15 April, 2014
'The Double' is a harrowing, dystopian tale of one man finding out he has a Doppelgänger - only that it's one who is much more suave, successful and charming than he is. The novella is among writer Fyodor Dostoyevsky's most unsettling and has perturbed readers for generations.
Perhaps unsurprisingly, then, it was the cultural and financial black hole of the Crowthorne Business Estate that was chosen as the destination of choice for Richard Ayoade's new film adaptation.

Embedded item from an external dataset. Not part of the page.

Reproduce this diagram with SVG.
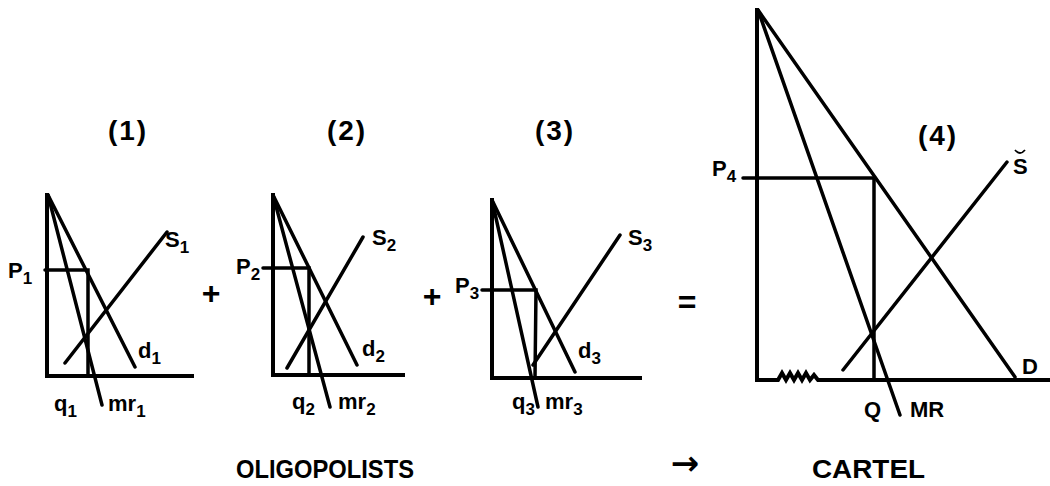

For his dark and bleakly comic film, Ayoade decided to produce scene after scene that was entirely devoid of daylight. For this, a part-abandoned business park development that's used for little more than gun testing and car racing must have seemed a veritable godsend.
Sorry estate of affairs
Crowthorne Business Estate has had a faltering start, which only then worsened in recent years. Having first opened at the turn of the 21st Century to help small businesses get a foothold, the estate never quite managed to live up to early promise - a fate only compounded when the recession hit in 2008. Even after just a few years of existence it was being run to less than half its capacity.
The local council had pledged to put forward a funding package to help maintain the estate but, in 2012, realised it could no longer afford to prop up a kind of blight that was losing over £100,000 a year.

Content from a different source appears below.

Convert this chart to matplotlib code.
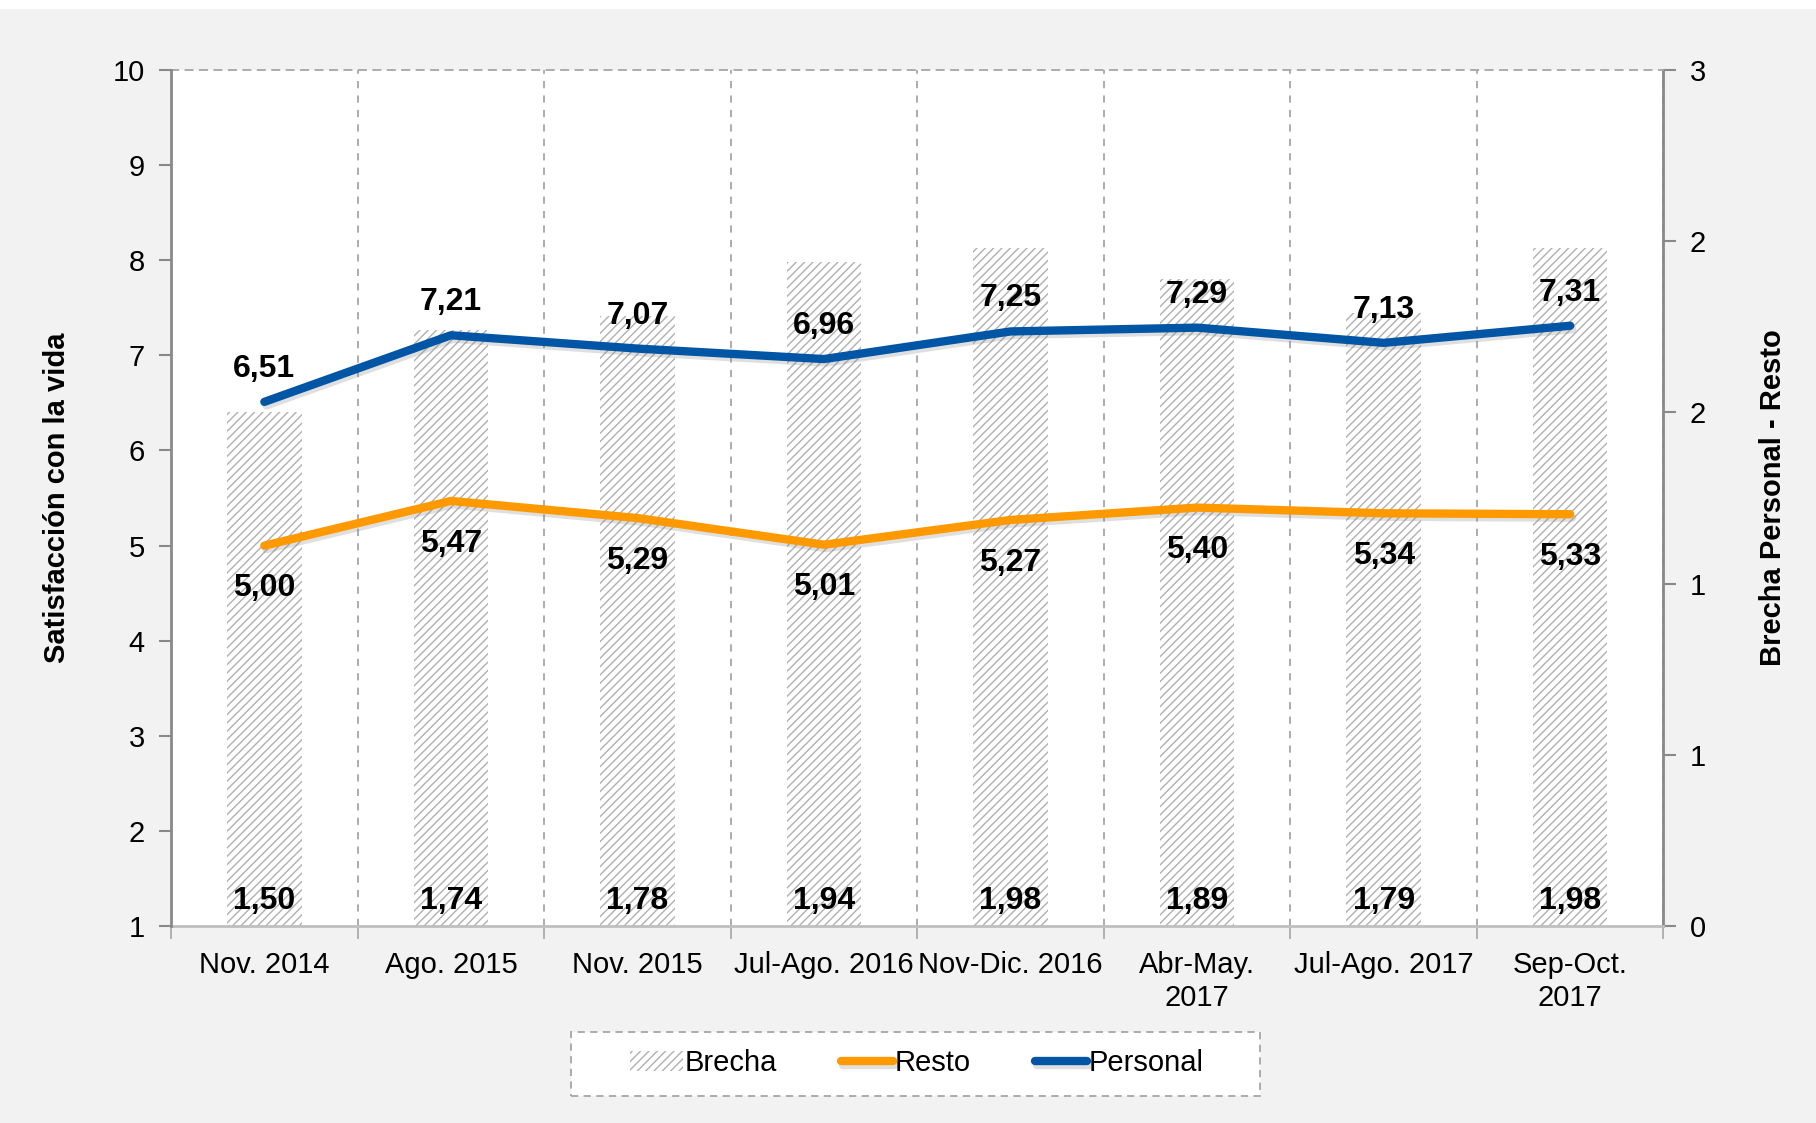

Eventually, notices were handed to those businesses still operating in the area to say the council would work with them to help secure a new home and they'd need to move out. This effectively took the sickly, limping estate outside to be shot.
What was Crowthorne's loss turned out to be Ayoade's gain, though. When looking for a bleak, sunshine vacuum that was befitting of Dostoyevsky's prose, it provided a very suitable option. Commenting on the world created within his film, the director told theguardian.com: "it's like the future imagined by someone in the past who got it wrong." In hindsight, quite accurate, then.

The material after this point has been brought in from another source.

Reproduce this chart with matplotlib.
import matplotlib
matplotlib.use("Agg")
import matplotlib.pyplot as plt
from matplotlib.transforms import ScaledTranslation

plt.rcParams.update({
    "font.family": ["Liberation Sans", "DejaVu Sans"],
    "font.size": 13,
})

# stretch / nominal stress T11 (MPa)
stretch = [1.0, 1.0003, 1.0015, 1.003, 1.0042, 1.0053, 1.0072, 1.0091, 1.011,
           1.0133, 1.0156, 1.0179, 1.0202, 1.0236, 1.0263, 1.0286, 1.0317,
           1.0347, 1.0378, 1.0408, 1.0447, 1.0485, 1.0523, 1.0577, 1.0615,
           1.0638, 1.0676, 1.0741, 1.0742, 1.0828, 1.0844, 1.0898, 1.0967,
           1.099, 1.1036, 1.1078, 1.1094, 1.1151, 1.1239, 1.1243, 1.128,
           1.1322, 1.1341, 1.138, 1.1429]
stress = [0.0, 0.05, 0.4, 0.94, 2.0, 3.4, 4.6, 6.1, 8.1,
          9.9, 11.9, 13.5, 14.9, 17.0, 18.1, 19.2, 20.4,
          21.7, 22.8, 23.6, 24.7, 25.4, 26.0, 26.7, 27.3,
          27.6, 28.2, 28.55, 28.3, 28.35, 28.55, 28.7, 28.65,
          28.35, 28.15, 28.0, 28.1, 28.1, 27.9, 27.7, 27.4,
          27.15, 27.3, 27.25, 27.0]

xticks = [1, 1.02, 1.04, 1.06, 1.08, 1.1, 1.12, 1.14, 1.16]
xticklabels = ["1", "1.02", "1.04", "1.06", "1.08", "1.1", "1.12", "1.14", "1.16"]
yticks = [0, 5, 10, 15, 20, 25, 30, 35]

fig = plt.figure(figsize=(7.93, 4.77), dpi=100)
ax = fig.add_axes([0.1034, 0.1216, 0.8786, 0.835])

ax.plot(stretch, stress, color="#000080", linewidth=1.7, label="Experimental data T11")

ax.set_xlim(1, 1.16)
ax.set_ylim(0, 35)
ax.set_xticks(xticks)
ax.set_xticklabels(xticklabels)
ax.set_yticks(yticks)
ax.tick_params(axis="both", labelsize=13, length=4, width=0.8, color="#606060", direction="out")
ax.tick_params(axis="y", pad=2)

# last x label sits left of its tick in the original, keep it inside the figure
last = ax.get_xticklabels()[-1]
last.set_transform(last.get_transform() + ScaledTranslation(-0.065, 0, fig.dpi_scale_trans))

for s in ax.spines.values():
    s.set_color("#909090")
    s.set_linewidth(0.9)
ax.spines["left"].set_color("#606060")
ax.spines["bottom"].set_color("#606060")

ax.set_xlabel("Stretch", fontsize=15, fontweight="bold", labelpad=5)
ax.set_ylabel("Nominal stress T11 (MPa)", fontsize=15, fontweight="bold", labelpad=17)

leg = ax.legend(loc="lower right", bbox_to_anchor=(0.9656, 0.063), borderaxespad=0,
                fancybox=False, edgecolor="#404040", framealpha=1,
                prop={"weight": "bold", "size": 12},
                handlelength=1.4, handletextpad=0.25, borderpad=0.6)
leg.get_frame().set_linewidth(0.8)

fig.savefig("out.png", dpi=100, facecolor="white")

Now, it seems the Crowthorne Business Estate is likely to have a worldwide audience in the millions, even if that does involve it being portrayed as a sinister, dystopian hole.
That being said...
For all these wry comments about the failings of the Crowthorne Business Estate, its surrounding areas are anything but unsettling. Crowthorne itself is a notably affluent Berkshire village known for its famous boarding school and strong links to the Armed Forces. Plus, it lies in the wider district of Bracknell Forest, which means it's walking distance from resplendent woodlands, rivers and small but charming villages.
With this in mind, 'The Double' may well be Ayoade's first foray into Crowthorne but it might not be his last. For balance, though, it could well take a move away from Dostoyevsky in order to prompt his return. A shift, possibly, to the likes of Elizabeth Gaskell, Thomas Hardy or George Eliot.
These would certainly be more representative of the wider area.